Frustrated by the strategic limitations of open agitation, students joined secret societies like the Anushilan Samiti (Calcutta and Dacca) and the Yugantar Group.

  • Martyrdom of Kshudiram Bose: At the age of 18, school student Kshudiram Bose was hanged for his attempt on the life of Magistrate Kingsford in Muzaffarpur (1908), becoming an enduring icon of student radicalism.
  • The Alipore Bomb Conspiracy: A large number of university students and young graduates were arrested from a garden house in Manicktala, where they were running an underground bomb-manufacturing laboratory.

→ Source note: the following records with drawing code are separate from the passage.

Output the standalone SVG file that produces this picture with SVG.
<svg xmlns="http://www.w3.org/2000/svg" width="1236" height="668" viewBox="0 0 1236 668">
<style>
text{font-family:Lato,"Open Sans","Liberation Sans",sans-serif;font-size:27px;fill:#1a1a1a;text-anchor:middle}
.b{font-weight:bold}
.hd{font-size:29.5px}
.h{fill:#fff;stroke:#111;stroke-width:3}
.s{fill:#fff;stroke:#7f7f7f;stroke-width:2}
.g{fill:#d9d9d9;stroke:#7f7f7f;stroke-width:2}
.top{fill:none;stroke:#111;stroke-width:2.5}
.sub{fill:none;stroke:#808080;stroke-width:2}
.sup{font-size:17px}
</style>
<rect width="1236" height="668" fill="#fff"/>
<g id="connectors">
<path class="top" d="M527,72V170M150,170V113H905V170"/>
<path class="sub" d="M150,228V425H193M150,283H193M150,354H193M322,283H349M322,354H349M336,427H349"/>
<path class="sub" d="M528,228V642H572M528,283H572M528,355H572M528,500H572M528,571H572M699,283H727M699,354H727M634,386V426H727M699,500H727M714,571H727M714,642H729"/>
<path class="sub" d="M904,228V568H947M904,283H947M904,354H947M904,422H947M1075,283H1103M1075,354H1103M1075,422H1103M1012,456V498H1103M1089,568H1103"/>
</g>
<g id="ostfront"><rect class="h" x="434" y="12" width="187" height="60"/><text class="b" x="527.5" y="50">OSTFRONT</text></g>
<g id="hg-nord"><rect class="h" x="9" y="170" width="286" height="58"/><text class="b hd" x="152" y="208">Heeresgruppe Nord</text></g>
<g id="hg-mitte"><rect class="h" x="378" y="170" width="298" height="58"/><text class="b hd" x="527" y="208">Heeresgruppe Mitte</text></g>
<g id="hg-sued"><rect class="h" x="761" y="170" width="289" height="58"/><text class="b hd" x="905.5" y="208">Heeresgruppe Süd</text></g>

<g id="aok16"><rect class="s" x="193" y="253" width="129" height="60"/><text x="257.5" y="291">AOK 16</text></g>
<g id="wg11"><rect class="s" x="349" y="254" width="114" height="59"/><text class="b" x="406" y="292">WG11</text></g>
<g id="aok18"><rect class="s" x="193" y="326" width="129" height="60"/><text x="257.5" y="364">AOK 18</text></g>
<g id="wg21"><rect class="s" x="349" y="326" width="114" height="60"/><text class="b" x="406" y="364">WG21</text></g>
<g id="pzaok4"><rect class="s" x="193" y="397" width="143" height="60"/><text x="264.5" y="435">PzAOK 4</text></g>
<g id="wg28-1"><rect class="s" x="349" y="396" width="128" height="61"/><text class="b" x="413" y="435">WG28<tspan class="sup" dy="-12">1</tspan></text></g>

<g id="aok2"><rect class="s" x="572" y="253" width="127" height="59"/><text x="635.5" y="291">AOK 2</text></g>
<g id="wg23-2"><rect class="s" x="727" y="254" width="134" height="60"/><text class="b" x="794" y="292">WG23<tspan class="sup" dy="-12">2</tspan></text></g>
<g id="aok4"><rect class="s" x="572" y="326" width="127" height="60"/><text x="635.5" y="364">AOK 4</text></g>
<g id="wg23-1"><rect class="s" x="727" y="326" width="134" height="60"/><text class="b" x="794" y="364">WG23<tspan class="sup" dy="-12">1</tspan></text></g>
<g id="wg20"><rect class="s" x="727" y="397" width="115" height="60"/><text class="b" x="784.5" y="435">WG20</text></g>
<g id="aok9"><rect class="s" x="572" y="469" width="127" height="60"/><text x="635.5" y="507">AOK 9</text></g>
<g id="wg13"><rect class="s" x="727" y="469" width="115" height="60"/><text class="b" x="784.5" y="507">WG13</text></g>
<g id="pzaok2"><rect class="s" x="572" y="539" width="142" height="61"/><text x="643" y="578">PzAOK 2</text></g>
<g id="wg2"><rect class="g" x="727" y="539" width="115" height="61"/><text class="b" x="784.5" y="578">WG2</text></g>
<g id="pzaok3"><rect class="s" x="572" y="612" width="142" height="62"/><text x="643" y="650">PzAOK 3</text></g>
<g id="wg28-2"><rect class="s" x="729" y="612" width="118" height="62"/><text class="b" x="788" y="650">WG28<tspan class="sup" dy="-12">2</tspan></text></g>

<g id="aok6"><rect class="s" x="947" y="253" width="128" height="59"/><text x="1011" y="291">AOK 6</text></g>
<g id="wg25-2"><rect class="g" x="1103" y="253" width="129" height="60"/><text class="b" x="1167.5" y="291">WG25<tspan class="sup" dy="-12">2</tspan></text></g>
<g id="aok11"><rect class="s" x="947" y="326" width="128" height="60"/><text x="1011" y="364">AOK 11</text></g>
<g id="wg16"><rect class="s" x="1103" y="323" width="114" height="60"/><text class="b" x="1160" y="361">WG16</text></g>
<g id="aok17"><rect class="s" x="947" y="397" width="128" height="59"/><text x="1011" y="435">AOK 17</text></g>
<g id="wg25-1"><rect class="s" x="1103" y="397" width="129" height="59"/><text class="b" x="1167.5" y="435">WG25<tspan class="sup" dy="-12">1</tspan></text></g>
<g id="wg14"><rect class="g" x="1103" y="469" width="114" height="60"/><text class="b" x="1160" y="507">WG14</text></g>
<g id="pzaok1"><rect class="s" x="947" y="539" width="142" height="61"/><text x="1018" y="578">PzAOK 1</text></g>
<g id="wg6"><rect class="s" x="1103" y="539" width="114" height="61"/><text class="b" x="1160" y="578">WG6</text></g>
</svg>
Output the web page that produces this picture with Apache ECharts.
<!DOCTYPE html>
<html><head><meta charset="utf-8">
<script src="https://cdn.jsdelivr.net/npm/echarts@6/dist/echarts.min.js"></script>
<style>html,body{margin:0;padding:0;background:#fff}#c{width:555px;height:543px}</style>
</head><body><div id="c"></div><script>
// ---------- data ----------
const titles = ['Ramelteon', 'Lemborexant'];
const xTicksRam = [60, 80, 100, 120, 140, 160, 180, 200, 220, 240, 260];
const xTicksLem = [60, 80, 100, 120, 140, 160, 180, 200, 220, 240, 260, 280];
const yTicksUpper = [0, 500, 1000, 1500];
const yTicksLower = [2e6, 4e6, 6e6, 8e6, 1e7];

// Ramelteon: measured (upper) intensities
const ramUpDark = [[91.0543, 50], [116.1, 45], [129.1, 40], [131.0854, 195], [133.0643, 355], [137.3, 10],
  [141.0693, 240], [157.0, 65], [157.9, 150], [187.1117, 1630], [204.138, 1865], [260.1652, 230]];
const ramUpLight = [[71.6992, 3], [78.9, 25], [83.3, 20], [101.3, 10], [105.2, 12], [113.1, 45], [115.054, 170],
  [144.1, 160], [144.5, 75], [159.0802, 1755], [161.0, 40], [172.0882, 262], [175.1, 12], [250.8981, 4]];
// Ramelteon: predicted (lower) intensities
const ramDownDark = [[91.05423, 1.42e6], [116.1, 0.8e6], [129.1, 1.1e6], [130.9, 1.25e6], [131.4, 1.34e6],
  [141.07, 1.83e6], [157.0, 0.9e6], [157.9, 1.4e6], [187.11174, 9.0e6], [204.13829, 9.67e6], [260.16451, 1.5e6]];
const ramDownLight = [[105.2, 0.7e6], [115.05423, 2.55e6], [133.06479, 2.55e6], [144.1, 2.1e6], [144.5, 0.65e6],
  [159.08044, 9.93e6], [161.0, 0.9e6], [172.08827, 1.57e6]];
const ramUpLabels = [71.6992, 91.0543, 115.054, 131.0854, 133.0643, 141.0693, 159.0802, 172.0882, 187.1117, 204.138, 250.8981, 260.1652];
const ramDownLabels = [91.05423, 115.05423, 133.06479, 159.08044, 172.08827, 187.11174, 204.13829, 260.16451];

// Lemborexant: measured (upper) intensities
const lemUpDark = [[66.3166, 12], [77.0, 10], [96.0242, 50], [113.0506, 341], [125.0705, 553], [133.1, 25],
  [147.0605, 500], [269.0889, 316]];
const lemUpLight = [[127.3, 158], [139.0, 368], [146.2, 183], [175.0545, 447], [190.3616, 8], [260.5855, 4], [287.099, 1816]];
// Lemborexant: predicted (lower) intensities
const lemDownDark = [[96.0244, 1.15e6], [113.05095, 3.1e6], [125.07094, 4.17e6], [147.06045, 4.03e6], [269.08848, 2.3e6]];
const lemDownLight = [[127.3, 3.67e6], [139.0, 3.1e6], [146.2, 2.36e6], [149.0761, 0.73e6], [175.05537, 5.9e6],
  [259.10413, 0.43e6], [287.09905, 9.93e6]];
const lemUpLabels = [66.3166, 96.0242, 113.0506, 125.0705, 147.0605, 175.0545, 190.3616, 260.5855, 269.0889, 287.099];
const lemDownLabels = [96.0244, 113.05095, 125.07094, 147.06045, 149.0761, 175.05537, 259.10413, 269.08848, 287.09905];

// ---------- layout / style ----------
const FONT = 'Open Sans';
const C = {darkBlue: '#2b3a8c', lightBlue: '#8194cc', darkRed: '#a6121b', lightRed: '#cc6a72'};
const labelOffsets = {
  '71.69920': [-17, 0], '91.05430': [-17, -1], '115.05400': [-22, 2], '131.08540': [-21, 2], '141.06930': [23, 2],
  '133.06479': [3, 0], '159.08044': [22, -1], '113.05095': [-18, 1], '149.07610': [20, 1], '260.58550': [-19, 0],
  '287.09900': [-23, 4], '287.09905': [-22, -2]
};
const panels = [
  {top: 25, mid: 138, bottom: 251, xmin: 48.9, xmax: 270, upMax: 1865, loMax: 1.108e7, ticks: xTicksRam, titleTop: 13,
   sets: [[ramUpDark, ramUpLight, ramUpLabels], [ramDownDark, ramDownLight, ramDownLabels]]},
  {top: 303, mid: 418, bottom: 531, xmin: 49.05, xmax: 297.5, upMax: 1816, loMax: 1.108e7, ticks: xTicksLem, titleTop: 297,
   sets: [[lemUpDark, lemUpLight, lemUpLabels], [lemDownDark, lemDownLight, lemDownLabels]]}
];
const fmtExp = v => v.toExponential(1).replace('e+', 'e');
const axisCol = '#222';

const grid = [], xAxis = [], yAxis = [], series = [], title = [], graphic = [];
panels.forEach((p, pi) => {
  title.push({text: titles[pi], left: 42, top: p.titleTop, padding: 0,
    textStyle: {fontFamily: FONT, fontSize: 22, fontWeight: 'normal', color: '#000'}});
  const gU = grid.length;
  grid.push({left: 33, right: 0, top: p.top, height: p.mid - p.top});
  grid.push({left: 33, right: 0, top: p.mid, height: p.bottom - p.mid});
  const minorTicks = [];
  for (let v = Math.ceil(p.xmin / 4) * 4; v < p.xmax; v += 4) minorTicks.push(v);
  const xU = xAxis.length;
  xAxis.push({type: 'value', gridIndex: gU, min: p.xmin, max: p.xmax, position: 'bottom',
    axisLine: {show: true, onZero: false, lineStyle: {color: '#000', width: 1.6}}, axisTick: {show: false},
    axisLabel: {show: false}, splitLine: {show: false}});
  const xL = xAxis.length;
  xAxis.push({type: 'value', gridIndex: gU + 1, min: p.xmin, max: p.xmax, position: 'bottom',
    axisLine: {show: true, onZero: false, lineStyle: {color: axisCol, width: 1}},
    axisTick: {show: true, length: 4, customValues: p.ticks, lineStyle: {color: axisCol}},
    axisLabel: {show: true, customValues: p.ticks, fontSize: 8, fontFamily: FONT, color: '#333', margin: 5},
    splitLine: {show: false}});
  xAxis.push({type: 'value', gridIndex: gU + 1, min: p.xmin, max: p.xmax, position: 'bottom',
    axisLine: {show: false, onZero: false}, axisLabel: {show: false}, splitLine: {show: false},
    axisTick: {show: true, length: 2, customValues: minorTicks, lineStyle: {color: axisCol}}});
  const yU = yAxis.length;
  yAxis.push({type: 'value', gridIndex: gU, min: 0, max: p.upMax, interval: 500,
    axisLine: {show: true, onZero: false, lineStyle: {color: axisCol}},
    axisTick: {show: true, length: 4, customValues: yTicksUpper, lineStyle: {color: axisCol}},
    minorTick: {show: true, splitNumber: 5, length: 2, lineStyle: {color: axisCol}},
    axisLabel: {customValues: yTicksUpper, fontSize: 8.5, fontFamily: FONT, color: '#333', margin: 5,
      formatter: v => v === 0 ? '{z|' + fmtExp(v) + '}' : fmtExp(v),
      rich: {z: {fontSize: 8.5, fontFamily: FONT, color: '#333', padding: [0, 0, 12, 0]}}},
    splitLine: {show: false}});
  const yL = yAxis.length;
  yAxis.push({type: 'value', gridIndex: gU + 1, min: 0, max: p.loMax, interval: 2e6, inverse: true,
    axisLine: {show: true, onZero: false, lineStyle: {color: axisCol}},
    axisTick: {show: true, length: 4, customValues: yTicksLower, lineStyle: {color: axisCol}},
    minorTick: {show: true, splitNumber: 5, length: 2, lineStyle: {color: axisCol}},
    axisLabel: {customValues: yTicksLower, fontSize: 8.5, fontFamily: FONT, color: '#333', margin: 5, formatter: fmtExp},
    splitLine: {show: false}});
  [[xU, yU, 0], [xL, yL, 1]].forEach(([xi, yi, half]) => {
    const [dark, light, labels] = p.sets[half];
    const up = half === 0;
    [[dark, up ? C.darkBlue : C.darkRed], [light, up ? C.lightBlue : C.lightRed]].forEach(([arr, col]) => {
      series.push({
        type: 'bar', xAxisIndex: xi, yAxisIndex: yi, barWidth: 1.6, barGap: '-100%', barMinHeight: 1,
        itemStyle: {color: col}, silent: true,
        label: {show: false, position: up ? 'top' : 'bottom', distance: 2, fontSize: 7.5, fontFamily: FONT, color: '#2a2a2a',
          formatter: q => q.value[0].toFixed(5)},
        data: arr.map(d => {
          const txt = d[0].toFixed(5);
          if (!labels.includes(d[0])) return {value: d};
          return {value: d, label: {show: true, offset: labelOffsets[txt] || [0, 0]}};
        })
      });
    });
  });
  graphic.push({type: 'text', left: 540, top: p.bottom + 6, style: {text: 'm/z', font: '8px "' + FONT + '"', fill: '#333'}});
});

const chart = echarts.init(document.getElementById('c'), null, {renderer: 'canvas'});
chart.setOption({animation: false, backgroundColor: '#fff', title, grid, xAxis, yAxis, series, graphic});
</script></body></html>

Limitations and Impact of Student Participation

Limitations
  • Interrupted Education: The wholesale abandonment of schools and colleges without a financially viable, long-term national alternative caused a severe educational vacuum for thousands of youths.
  • Class Specificity: The student mobilization was heavily tilted toward the upper and middle-class Hindu intelligentsia (Bhadralok), failing to draw in the vast majority of rural peasant youth or lower-caste groups in equal proportions.
Historical Significance

The student movement during the Swadeshi phase permanently altered the dynamic of Indian nationalism. By braving imprisonment, public floggings, and academic rustication, the youth broke the fear of the colonial state apparatus. This active student base laid the structural and tactical blueprint for the mass non-cooperation and civil disobedience campaigns led by Mahatma Gandhi in the subsequent decades.